**WHAT YOU ARE ASKED TO DO**
Scan the data for "this" and copy the lines it appears in.

**DATASET ROWS**
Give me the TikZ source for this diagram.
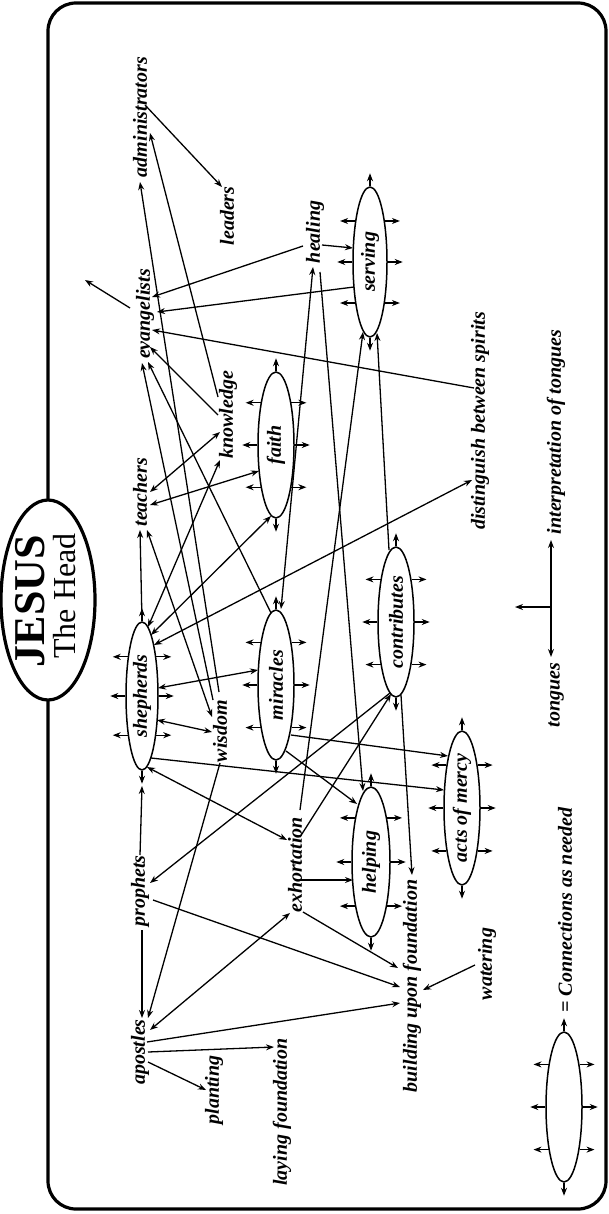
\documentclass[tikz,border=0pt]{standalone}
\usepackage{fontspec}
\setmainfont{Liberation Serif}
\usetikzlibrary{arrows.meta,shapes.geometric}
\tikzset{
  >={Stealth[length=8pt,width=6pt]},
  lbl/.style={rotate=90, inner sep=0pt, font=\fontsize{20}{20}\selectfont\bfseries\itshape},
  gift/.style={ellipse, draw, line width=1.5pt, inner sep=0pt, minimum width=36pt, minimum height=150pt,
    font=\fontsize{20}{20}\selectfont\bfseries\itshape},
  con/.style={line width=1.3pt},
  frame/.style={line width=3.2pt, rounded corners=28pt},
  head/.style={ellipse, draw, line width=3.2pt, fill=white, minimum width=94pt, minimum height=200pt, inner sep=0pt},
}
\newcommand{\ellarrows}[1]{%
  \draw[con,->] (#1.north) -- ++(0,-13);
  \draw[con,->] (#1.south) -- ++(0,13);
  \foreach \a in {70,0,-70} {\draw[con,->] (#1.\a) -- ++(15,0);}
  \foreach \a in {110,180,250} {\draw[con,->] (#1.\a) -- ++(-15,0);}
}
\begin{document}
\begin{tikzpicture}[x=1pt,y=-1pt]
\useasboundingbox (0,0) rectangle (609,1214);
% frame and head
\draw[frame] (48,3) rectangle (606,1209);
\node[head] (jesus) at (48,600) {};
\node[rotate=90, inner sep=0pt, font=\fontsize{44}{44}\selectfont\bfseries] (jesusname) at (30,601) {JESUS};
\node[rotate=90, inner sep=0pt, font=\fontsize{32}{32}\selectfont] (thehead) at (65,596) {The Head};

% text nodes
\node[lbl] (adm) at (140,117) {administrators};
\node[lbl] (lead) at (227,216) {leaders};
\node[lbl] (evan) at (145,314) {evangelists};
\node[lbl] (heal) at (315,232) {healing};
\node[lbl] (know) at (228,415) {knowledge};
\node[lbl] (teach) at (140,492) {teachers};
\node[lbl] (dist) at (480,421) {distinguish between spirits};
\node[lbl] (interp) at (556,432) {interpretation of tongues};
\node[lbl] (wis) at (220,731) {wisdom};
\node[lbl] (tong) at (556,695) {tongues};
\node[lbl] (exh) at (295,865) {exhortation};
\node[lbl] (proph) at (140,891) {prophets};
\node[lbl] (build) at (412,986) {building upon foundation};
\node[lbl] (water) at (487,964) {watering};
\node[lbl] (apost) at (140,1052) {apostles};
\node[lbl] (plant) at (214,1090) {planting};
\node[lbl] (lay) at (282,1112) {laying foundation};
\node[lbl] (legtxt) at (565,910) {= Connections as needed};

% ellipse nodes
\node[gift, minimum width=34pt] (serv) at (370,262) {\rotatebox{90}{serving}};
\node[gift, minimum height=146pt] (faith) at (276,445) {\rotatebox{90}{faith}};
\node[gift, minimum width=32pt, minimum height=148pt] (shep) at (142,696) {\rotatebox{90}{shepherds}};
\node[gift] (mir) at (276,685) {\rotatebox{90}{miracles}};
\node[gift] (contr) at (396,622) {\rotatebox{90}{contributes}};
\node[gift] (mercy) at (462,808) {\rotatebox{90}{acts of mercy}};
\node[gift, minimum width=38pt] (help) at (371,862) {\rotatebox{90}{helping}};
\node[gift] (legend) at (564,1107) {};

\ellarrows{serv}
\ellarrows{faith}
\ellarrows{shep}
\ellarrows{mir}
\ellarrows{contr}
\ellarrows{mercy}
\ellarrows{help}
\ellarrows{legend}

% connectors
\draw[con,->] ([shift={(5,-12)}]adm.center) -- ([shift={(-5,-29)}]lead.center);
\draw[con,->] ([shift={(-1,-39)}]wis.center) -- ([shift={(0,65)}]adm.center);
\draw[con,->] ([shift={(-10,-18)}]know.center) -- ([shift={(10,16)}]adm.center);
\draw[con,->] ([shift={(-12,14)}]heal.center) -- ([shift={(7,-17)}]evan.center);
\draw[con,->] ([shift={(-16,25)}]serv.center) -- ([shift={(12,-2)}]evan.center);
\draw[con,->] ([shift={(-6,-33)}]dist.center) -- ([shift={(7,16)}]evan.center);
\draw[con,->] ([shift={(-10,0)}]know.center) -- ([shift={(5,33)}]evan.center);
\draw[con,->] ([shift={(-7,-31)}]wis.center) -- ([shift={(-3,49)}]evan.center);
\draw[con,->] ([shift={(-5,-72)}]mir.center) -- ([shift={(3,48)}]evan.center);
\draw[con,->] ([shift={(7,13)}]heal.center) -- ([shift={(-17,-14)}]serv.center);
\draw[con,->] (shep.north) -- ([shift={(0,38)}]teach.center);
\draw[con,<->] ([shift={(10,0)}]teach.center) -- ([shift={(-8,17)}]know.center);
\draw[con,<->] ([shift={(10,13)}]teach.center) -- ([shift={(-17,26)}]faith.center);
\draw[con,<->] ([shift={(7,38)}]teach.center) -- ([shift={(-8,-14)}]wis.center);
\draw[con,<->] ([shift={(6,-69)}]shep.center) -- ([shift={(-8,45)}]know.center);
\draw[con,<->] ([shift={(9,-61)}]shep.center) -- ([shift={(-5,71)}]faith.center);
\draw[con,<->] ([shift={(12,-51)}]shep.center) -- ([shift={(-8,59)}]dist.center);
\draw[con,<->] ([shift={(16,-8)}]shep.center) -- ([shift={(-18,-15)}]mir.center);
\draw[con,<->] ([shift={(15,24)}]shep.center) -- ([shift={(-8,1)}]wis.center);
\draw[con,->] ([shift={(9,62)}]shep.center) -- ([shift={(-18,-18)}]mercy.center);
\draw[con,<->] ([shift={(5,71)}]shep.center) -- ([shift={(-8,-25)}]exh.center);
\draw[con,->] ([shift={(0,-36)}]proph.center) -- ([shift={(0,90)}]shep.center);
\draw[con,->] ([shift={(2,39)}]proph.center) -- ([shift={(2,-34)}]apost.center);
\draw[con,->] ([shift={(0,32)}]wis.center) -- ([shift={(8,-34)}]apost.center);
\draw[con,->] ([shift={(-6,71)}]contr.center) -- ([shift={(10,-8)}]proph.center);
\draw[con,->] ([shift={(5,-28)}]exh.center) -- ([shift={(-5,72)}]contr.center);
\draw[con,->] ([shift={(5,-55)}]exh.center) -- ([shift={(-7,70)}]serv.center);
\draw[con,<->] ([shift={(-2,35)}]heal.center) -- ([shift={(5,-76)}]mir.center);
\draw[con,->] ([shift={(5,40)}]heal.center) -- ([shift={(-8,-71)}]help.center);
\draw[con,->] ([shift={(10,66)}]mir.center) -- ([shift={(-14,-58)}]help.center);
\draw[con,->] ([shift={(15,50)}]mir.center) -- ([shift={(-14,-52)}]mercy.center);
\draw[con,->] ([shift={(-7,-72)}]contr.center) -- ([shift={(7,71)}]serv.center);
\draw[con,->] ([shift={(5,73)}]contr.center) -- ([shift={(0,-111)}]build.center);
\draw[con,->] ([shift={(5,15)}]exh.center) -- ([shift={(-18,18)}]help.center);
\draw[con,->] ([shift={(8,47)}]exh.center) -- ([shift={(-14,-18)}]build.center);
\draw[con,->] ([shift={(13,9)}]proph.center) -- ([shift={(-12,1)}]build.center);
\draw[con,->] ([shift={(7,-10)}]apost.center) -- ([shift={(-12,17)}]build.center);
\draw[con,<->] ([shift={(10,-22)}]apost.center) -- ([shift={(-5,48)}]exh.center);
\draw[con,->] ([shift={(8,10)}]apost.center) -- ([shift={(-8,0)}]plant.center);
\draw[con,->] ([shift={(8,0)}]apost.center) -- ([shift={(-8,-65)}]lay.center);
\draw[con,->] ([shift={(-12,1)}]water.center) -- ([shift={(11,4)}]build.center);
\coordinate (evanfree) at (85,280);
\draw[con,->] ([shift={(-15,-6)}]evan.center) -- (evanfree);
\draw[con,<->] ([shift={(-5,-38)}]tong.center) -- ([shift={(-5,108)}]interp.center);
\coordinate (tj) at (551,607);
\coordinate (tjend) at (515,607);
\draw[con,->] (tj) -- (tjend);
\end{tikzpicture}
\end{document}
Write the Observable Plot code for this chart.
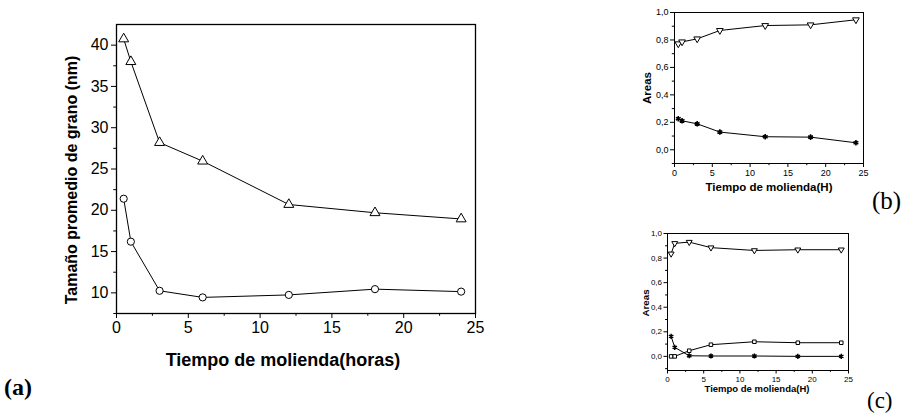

**RESPONSE BELOW**
Give me the TikZ source for this diagram.
Write the Observable Plot code for this chart.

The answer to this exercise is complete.